Set problem:
Print, word for word, every line from the beginning of the listing up to and including the line with "const fmt = v". Pictures are to be excluded.

Information shown:
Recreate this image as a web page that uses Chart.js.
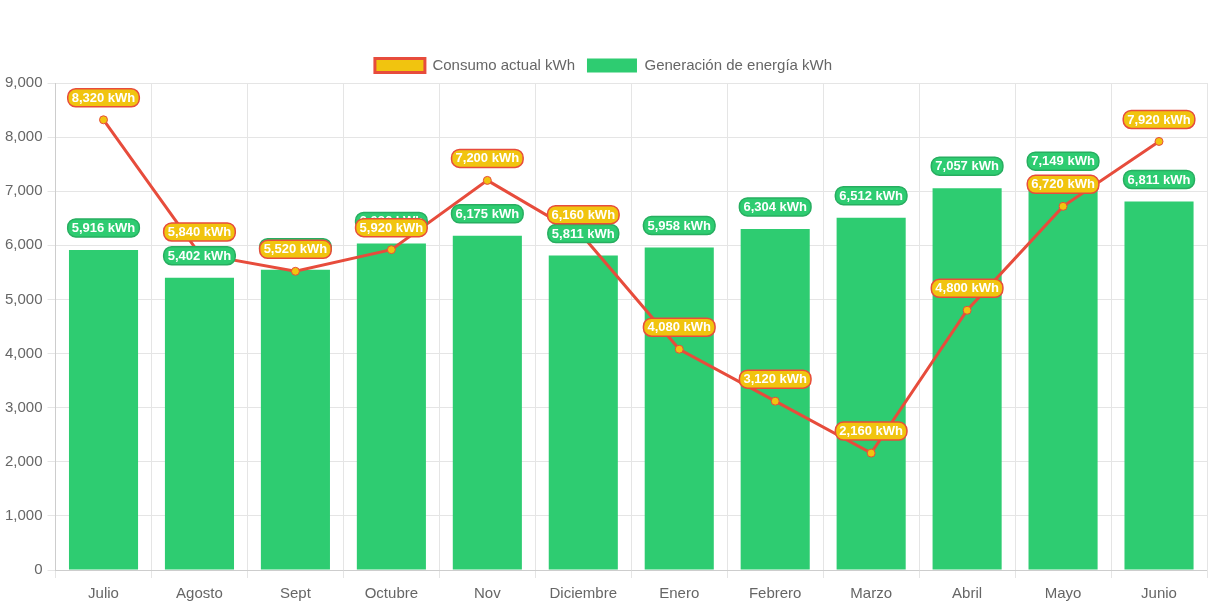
<!DOCTYPE html>
<html>
<head>
<meta charset="utf-8">
<script src="https://cdn.jsdelivr.net/npm/chart.js@4.4.0/dist/chart.umd.min.js"></script>
<style>
html,body{margin:0;padding:0;background:#fff;}
#wrap{width:1213px;height:606px;position:relative;}
</style>
</head>
<body>
<div id="wrap"><canvas id="c"></canvas></div>
<script>
const categories = ["Julio","Agosto","Sept","Octubre","Nov","Diciembre","Enero","Febrero","Marzo","Abril","Mayo","Junio"];
const consumo = [8320,5840,5520,5920,7200,6160,4080,3120,2160,4800,6720,7920];
const generacion = [5916,5402,5550,6036,6175,5811,5958,6304,6512,7057,7149,6811];
const yTicksMax = 9000;
const yTicksStep = 1000;

const fmt = v => v.toLocaleString('en-US') + ' kWh';

function roundRect(ctx, x, y, w, h, r) {
  ctx.beginPath();
  ctx.moveTo(x + r, y);
  ctx.lineTo(x + w - r, y);
  ctx.arcTo(x + w, y, x + w, y + r, r);
  ctx.lineTo(x + w, y + h - r);
  ctx.arcTo(x + w, y + h, x + w - r, y + h, r);
  ctx.lineTo(x + r, y + h);
  ctx.arcTo(x, y + h, x, y + h - r, r);
  ctx.lineTo(x, y + r);
  ctx.arcTo(x, y, x + r, y, r);
  ctx.closePath();
}

const labelPlugin = {
  id: 'valueLabels',
  afterDatasetsDraw(chart) {
    const ctx = chart.ctx;
    ctx.save();
    ctx.font = 'bold 13px "Liberation Sans", Arial, sans-serif';
    ctx.textAlign = 'center';
    ctx.textBaseline = 'middle';
    const order = [1, 0];
    order.forEach(di => {
      const ds = chart.data.datasets[di];
      const meta = chart.getDatasetMeta(di);
      meta.data.forEach((el, i) => {
        const txt = fmt(ds.data[i]);
        const tw = ctx.measureText(txt).width;
        const w = tw + 8, h = 18;
        const cx = el.x;
        const cy = el.y - 22;
        roundRect(ctx, cx - w / 2, cy - h / 2, w, h, 8);
        ctx.fillStyle = ds.labelBg;
        ctx.fill();
        ctx.lineWidth = 1.5;
        ctx.strokeStyle = ds.labelBorder;
        ctx.stroke();
        ctx.fillStyle = '#ffffff';
        ctx.fillText(txt, cx, cy + 0.5);
      });
    });
    ctx.restore();
  }
};

Chart.defaults.font.family = '"Liberation Sans", Arial, sans-serif';
Chart.defaults.color = '#666';

new Chart(document.getElementById('c'), {
  type: 'bar',
  data: {
    labels: categories,
    datasets: [
      {
        type: 'line',
        label: 'Consumo actual kWh',
        data: consumo,
        borderColor: '#e74c3c',
        backgroundColor: '#f1c40f',
        borderWidth: 3,
        pointRadius: 4,
        pointBorderWidth: 1,
        pointBackgroundColor: '#f1c40f',
        pointBorderColor: '#e74c3c',
        tension: 0,
        fill: false,
        order: 0,
        labelBg: '#f1c40f',
        labelBorder: '#e74c3c'
      },
      {
        type: 'bar',
        label: 'Generación de energía kWh',
        data: generacion,
        backgroundColor: '#2ecc71',
        borderColor: '#2ecc71',
        borderWidth: 0,
        order: 1,
        labelBg: '#2ecc71',
        labelBorder: '#27ae60'
      }
    ]
  },
  options: {
    responsive: true,
    maintainAspectRatio: false,
    animation: false,
    layout: { padding: { top: 46, right: 6, left: 0, bottom: -4 } },
    plugins: {
      legend: {
        position: 'top',
        labels: {
          boxWidth: 50,
          boxHeight: 14,
          padding: 12,
          font: { size: 15 },
          color: '#666',
          generateLabels(chart) {
            return chart.data.datasets.map((ds, i) => ({
              text: ds.label,
              fillStyle: ds.type === 'line' ? '#f1c40f' : '#2ecc71',
              strokeStyle: ds.type === 'line' ? '#e74c3c' : '#2ecc71',
              lineWidth: ds.type === 'line' ? 3 : 0,
              hidden: !chart.isDatasetVisible(i),
              datasetIndex: i,
              fontColor: '#666'
            }));
          }
        }
      },
      tooltip: { enabled: false }
    },
    scales: {
      x: {
        grid: { color: '#e5e5e5', offset: true },
        ticks: { font: { size: 15 }, color: '#666', padding: 7 }
      },
      y: {
        beginAtZero: true,
        max: yTicksMax,
        grid: { color: '#e5e5e5' },
        ticks: {
          stepSize: yTicksStep,
          font: { size: 15 },
          color: '#666',
          padding: 5,
          callback: v => v.toLocaleString('en-US')
        }
      }
    }
  },
  plugins: [labelPlugin]
});
</script>
</body>
</html>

Reply to the exercise:
Recreate this image as a web page that uses Chart.js.
<!DOCTYPE html>
<html>
<head>
<meta charset="utf-8">
<script src="https://cdn.jsdelivr.net/npm/chart.js@4.4.0/dist/chart.umd.min.js"></script>
<style>
html,body{margin:0;padding:0;background:#fff;}
#wrap{width:1213px;height:606px;position:relative;}
</style>
</head>
<body>
<div id="wrap"><canvas id="c"></canvas></div>
<script>
const categories = ["Julio","Agosto","Sept","Octubre","Nov","Diciembre","Enero","Febrero","Marzo","Abril","Mayo","Junio"];
const consumo = [8320,5840,5520,5920,7200,6160,4080,3120,2160,4800,6720,7920];
const generacion = [5916,5402,5550,6036,6175,5811,5958,6304,6512,7057,7149,6811];
const yTicksMax = 9000;
const yTicksStep = 1000;

const fmt = v => v.toLocaleString('en-US') + ' kWh';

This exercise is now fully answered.